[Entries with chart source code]
++++++

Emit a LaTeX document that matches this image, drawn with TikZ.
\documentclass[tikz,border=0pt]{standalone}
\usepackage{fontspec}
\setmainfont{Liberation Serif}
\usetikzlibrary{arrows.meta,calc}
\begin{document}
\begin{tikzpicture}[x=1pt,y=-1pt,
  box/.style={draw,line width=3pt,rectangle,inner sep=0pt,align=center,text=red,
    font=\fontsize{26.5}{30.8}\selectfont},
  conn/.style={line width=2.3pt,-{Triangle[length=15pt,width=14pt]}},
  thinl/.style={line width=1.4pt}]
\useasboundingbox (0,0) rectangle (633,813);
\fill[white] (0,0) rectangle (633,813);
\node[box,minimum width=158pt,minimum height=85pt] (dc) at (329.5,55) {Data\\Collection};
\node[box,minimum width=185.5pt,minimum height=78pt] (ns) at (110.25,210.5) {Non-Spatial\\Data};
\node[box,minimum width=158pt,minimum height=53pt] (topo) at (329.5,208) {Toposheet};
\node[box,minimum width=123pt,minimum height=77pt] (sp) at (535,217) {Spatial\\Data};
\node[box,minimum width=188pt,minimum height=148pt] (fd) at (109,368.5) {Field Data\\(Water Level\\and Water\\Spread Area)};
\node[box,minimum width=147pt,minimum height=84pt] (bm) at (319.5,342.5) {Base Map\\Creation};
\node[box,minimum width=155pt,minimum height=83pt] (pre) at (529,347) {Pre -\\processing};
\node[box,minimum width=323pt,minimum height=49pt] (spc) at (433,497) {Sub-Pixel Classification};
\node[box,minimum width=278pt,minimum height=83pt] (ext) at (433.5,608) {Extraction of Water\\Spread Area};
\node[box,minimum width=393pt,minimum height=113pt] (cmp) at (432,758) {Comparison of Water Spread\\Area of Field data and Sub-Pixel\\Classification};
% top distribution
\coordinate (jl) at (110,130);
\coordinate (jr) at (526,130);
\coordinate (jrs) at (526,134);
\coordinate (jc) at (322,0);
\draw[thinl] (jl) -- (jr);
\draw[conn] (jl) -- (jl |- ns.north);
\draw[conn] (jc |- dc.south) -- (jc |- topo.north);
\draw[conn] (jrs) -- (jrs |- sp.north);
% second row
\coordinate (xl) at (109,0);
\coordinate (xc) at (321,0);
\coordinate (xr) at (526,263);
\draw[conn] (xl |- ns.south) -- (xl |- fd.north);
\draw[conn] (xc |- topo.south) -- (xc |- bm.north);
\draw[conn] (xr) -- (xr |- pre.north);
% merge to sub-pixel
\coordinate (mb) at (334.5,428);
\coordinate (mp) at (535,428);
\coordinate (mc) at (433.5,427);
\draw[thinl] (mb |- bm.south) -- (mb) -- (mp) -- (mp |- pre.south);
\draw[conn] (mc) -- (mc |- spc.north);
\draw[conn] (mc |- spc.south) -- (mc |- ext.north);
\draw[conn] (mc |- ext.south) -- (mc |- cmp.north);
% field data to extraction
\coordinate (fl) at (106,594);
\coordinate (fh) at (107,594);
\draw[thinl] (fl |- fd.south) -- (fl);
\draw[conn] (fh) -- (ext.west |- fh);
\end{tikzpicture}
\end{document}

++++++

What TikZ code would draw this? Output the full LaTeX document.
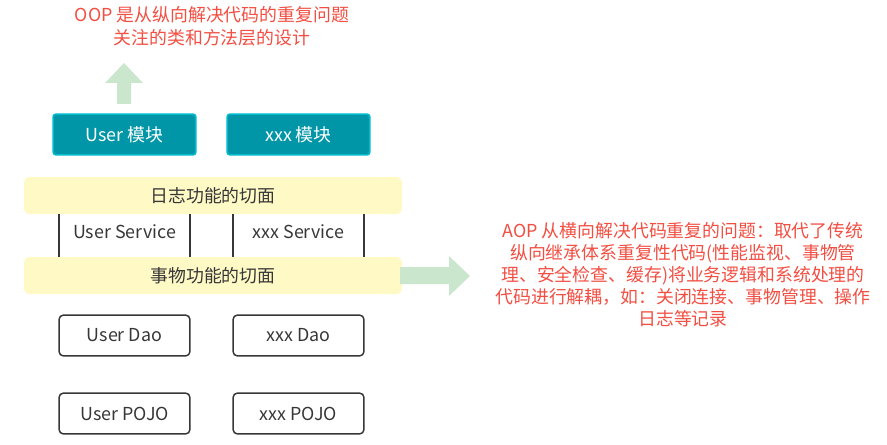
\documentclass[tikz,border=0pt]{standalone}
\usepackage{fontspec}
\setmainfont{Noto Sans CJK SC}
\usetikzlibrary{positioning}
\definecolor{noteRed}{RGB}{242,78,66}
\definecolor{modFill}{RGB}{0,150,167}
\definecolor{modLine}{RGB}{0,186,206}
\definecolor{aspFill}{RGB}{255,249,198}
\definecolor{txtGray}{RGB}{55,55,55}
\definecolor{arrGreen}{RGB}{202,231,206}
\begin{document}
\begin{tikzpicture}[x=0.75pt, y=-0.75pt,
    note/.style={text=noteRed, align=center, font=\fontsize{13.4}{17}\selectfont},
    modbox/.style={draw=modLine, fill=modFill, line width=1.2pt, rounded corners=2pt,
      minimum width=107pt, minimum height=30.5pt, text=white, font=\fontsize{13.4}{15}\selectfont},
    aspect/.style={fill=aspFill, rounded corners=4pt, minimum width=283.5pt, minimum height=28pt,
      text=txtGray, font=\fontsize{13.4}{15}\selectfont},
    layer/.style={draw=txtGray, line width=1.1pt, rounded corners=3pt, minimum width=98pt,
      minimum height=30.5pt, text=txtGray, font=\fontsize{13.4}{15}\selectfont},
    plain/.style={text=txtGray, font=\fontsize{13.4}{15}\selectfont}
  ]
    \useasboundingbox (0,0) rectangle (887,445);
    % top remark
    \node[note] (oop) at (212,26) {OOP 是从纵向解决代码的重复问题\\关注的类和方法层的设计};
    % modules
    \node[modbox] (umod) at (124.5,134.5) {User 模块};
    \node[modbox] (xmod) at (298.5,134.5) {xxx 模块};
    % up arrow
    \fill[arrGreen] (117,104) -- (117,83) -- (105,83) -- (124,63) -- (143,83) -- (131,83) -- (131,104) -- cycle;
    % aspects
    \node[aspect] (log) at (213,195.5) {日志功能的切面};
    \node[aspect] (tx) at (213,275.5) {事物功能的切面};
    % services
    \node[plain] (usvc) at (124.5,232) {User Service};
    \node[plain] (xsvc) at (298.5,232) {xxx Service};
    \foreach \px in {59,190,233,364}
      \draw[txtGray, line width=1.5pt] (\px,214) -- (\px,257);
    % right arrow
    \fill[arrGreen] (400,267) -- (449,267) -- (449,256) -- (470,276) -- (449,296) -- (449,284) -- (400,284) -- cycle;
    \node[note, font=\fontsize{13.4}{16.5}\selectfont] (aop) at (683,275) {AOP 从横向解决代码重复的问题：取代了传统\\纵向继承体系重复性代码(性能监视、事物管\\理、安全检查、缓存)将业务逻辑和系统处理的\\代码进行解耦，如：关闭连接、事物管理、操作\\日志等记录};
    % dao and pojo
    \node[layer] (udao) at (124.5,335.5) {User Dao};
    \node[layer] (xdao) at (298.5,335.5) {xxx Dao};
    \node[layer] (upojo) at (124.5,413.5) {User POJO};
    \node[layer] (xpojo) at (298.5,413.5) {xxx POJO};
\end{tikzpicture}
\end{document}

++++++

What you should do.
Which lines include the word "this"? Copy every one of them.

Correct response.
Emit a LaTeX document that matches this image, drawn with TikZ.
What TikZ code would draw this? Output the full LaTeX document.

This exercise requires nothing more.